Your instructions:
Reproduce the material below line by line, beginning with its first line and ending with the line that contains "(cfg.west |- apbin);"; leave out pictures.

Data for processing:
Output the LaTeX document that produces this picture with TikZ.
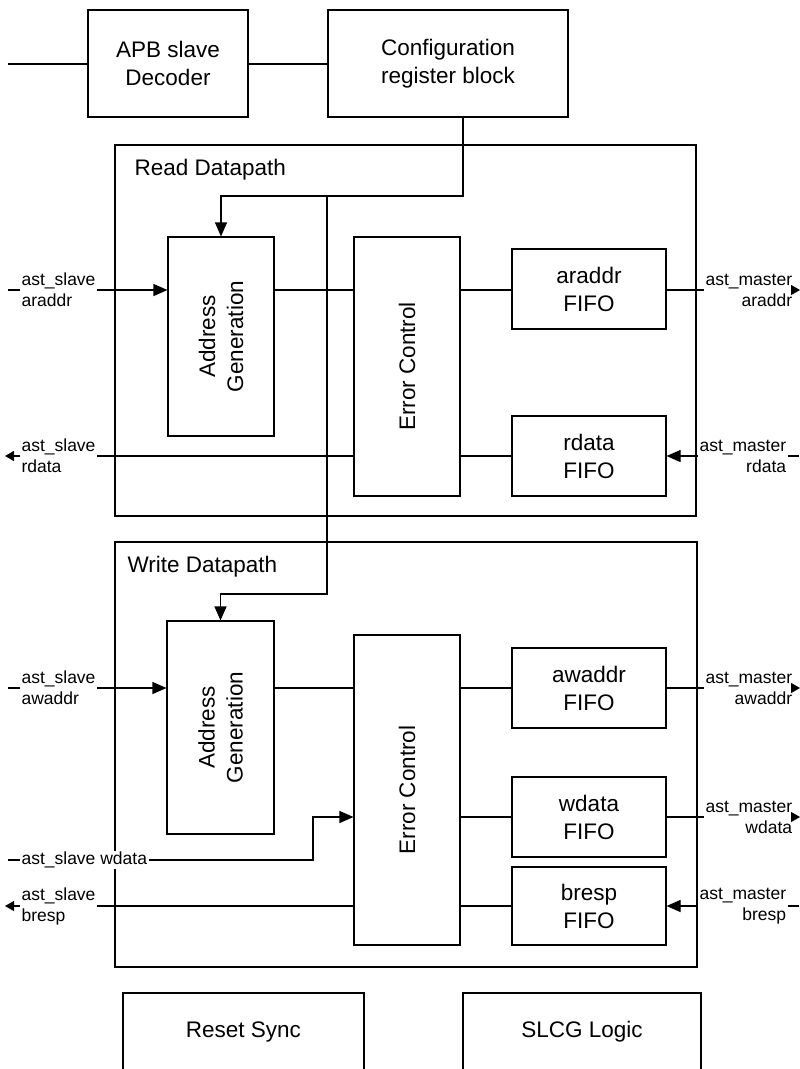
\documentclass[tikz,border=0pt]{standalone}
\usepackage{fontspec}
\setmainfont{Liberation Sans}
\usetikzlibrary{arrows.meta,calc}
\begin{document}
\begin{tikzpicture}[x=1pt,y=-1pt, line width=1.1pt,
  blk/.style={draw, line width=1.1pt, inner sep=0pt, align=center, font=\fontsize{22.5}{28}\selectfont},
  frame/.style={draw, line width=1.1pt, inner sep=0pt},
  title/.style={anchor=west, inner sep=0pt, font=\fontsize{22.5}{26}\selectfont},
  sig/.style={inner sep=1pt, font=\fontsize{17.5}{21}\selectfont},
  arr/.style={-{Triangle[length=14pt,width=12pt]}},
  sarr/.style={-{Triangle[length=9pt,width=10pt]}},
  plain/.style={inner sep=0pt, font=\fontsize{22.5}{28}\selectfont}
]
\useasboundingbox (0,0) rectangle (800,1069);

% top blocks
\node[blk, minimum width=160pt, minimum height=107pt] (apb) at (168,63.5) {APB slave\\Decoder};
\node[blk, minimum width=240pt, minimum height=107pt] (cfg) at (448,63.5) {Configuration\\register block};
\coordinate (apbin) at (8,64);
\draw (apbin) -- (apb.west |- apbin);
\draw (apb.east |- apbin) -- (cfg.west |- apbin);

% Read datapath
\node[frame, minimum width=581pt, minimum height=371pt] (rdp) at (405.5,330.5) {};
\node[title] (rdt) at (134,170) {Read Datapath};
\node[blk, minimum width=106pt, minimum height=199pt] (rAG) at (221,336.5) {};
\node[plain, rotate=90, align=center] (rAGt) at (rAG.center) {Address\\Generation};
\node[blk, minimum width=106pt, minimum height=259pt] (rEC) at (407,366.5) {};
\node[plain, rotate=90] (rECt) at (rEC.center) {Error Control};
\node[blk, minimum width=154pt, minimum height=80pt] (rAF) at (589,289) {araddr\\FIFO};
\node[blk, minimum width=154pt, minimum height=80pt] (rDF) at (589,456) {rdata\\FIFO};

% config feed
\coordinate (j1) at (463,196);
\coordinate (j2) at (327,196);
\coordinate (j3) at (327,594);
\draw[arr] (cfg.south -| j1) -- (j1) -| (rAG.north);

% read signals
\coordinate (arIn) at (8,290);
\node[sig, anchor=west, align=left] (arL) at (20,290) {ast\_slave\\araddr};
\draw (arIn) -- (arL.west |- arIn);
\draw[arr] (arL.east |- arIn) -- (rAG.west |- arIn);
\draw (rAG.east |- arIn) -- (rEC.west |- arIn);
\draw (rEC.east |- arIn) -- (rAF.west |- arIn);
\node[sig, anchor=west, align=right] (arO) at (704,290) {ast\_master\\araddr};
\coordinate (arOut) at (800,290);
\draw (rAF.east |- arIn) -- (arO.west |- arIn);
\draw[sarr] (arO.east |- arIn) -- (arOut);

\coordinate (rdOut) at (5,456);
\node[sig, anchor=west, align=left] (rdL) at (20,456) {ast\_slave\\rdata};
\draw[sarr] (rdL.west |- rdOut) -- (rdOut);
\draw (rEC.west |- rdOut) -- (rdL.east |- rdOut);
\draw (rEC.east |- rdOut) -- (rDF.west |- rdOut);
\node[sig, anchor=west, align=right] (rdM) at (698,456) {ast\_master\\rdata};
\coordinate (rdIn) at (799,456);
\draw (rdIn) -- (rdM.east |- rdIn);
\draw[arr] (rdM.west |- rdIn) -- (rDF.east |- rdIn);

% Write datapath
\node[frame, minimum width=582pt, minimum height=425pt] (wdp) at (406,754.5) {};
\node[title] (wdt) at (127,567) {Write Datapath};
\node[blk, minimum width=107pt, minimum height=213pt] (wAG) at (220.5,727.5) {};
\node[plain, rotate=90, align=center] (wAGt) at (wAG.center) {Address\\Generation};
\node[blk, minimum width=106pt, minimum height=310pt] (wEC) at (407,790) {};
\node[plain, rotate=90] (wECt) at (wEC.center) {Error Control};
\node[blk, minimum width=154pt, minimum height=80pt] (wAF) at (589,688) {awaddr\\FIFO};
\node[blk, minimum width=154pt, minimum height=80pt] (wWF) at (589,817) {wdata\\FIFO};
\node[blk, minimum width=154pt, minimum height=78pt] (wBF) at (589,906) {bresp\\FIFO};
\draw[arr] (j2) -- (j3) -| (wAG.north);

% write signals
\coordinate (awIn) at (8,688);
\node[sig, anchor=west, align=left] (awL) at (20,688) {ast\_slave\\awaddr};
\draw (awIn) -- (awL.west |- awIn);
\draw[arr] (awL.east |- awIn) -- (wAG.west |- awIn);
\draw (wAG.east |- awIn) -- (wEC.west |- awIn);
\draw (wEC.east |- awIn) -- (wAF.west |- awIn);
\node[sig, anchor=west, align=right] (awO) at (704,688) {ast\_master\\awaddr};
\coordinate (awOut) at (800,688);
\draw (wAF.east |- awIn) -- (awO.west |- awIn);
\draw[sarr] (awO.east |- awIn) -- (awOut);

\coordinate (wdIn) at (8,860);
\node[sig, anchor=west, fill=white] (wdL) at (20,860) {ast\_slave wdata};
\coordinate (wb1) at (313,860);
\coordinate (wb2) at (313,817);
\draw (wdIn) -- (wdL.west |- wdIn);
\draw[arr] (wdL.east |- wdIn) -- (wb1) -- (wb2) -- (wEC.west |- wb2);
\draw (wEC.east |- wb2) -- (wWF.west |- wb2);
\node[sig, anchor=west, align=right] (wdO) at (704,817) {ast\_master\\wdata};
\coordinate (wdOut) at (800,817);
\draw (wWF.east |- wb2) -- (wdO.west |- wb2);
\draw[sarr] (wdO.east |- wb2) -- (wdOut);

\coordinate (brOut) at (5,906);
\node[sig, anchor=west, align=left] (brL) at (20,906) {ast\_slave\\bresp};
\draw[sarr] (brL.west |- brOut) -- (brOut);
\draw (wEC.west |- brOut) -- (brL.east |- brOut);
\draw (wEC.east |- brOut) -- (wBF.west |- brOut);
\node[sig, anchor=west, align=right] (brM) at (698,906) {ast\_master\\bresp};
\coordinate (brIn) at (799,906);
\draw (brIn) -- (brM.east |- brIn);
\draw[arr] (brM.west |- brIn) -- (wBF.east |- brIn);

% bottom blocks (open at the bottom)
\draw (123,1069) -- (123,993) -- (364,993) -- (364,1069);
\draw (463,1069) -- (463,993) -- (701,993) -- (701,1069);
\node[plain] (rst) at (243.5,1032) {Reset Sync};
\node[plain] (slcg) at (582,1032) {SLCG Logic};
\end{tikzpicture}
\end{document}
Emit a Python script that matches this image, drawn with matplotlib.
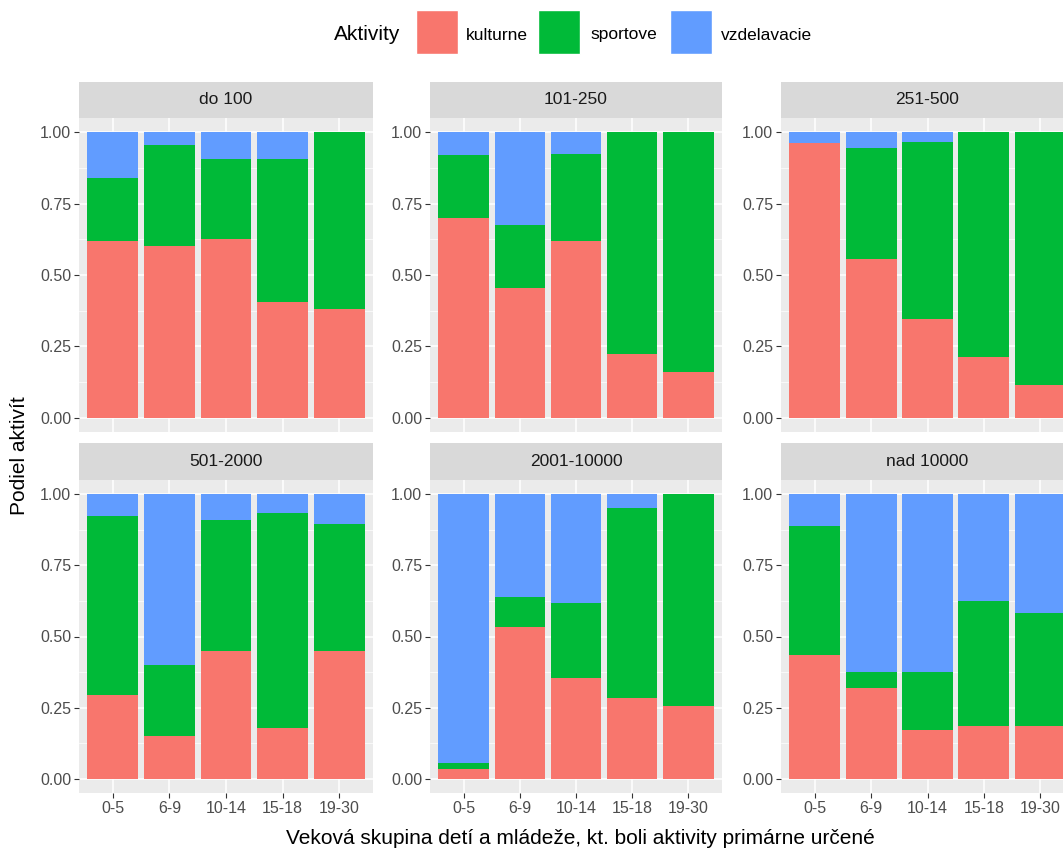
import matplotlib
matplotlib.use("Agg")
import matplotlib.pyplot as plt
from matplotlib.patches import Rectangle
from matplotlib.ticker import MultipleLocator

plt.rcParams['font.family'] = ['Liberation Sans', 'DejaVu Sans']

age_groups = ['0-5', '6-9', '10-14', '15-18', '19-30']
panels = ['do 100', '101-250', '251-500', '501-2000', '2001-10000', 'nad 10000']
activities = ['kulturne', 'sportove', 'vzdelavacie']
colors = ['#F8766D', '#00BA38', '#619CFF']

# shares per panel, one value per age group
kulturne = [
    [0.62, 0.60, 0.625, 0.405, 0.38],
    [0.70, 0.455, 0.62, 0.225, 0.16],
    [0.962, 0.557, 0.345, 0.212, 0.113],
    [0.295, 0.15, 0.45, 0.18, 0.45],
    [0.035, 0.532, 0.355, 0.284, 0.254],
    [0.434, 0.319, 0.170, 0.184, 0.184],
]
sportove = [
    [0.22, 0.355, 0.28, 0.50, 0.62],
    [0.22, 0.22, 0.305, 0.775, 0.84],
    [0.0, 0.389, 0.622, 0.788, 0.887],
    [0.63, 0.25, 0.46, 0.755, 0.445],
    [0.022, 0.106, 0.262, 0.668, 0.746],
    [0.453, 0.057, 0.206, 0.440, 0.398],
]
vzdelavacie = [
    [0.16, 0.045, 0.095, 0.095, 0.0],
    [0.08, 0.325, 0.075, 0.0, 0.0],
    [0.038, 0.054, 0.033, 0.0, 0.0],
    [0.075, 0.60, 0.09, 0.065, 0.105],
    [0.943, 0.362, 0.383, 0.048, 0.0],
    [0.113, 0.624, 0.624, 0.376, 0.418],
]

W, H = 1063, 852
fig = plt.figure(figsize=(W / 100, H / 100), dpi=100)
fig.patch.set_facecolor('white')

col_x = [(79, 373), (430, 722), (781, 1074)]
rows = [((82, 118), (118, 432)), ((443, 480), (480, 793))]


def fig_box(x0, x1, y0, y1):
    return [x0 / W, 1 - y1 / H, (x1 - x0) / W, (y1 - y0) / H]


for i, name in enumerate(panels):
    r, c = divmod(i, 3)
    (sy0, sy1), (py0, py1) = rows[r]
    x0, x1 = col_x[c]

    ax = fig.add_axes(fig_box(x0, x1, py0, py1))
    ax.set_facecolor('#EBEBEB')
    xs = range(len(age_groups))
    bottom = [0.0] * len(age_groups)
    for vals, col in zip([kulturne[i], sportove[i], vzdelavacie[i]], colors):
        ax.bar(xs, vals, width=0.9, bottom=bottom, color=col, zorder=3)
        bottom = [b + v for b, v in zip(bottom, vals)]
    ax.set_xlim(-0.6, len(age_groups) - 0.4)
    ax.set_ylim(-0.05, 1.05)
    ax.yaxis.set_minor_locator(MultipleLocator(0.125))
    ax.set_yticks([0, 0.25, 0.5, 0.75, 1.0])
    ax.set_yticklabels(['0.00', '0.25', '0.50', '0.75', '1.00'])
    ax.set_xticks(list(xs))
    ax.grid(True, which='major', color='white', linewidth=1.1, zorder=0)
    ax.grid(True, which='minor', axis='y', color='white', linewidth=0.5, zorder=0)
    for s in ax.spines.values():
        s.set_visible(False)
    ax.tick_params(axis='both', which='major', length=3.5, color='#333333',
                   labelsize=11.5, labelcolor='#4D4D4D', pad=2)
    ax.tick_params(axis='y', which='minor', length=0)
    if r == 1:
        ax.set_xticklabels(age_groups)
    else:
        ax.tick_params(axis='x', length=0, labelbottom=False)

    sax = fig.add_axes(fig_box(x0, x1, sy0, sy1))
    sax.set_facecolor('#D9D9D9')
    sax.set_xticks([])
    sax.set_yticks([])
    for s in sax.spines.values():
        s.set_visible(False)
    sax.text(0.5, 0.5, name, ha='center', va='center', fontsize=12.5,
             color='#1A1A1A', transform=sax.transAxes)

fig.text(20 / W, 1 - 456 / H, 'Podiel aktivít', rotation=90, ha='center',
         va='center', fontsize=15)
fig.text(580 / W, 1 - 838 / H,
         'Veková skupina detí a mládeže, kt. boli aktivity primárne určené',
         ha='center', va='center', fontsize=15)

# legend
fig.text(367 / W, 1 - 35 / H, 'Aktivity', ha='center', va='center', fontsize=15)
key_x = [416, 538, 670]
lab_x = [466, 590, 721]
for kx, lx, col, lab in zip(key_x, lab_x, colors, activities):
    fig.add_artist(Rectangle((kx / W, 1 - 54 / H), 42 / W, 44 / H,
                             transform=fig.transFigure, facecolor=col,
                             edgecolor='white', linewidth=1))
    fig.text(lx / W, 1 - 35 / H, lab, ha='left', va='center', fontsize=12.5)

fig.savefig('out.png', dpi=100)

Complete output:
Output the LaTeX document that produces this picture with TikZ.
\documentclass[tikz,border=0pt]{standalone}
\usepackage{fontspec}
\setmainfont{Liberation Sans}
\usetikzlibrary{arrows.meta,calc}
\begin{document}
\begin{tikzpicture}[x=1pt,y=-1pt, line width=1.1pt,
  blk/.style={draw, line width=1.1pt, inner sep=0pt, align=center, font=\fontsize{22.5}{28}\selectfont},
  frame/.style={draw, line width=1.1pt, inner sep=0pt},
  title/.style={anchor=west, inner sep=0pt, font=\fontsize{22.5}{26}\selectfont},
  sig/.style={inner sep=1pt, font=\fontsize{17.5}{21}\selectfont},
  arr/.style={-{Triangle[length=14pt,width=12pt]}},
  sarr/.style={-{Triangle[length=9pt,width=10pt]}},
  plain/.style={inner sep=0pt, font=\fontsize{22.5}{28}\selectfont}
]
\useasboundingbox (0,0) rectangle (800,1069);

% top blocks
\node[blk, minimum width=160pt, minimum height=107pt] (apb) at (168,63.5) {APB slave\\Decoder};
\node[blk, minimum width=240pt, minimum height=107pt] (cfg) at (448,63.5) {Configuration\\register block};
\coordinate (apbin) at (8,64);
\draw (apbin) -- (apb.west |- apbin);
\draw (apb.east |- apbin) -- (cfg.west |- apbin);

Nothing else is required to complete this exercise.